Banks’ letter explains the scenario of Gabe Kaminsky, the Washington Examiner reporter who “Published a series of articles outlining the State Department’s funding of a ‘disinformation’-related non-governmental organization called the Global Disinformation Index (GDI). GDI had been maintaining a list of up to 200 news outlets that allegedly publish disinformation and then sending their list to advertising companies”
The Post continues:
Taibbi testified to Congress in March of 2023: “We learned Twitter, Facebook, Google, and other companies developed a formal system for taking in moderation ‘requests’ from every corner of government: the FBI, DHS, HHS, DOD, the Global Engagement Center at State, even the CIA.”
Kaminsky also uncovered a $100,000 grant from GEC to the London-based Global Disinformation Index (GDI) in 2021 and 2022, an entity that calls itself “the world’s first rating of the media sites based on the risk of the outlet carrying disinformation.”
Despite GEC’s mandate proclaiming that it is only involved in international affairs, GDI went on to concoct a blacklist of 10 outlets, including The Post, with conservative or libertarian-leaning opinion sections in an effort to demonetize them, The Post continues.

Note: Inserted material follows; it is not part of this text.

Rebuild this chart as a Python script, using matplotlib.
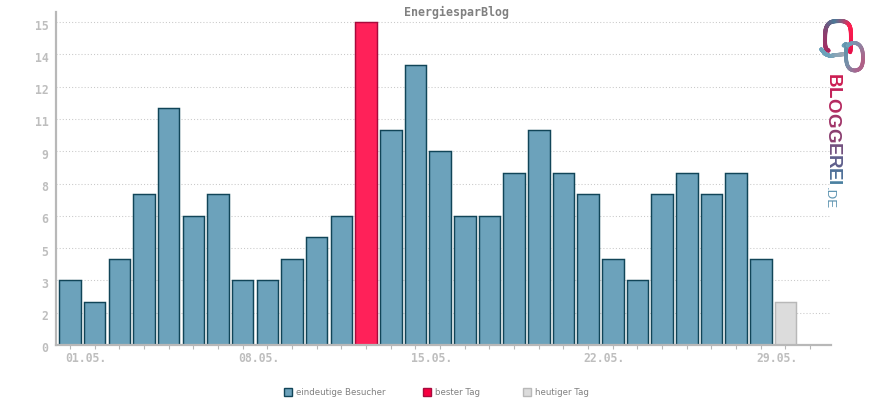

Ad associations further participated in GDI’s efforts to blacklist the media outlets, though some called the list “bewildering” for having “somehow placed the NYPost [sic] as ‘at most risk’ paper in the USA for disinformation.”
Both the GEC grant, distributed between October 2021 and March 2022, and another $756,923 government-funded grant from the National Endowment for Democracy to GDI, have not been renewed.
The State Department records, exclusively obtained by The Post, make no mention of these taxpayer-funded entities’ conduct, choosing instead to fault Taibbi, Kaminsky and now-X owner Elon Musk for spreading alleged falsehoods about GEC.
Banks’ letter continues:
An interim report that was released by the House Committee on Small Business last week confirms GDI’s support for domestic censorship and confirms that the State Department’s Global Engagement Center (GEC) and the National Endowment for Democracy sent GDI a combined nearly $1 million dollars in grants. The report also explains that the GEC privately supported GDI in its interactions with U.S. tech companies.
In response to Mr. Kaminsky’s reporting, the State Department sent out press guidance defending its attempted suppression of U.S. news organizations. That guidance misleadingly changes a quote that I sent to Gabe Kaminsky and the Washington Examiner criticizing the GEC. The intentional misquotation gives the impression that I had been speaking with a Russian propaganda outlet.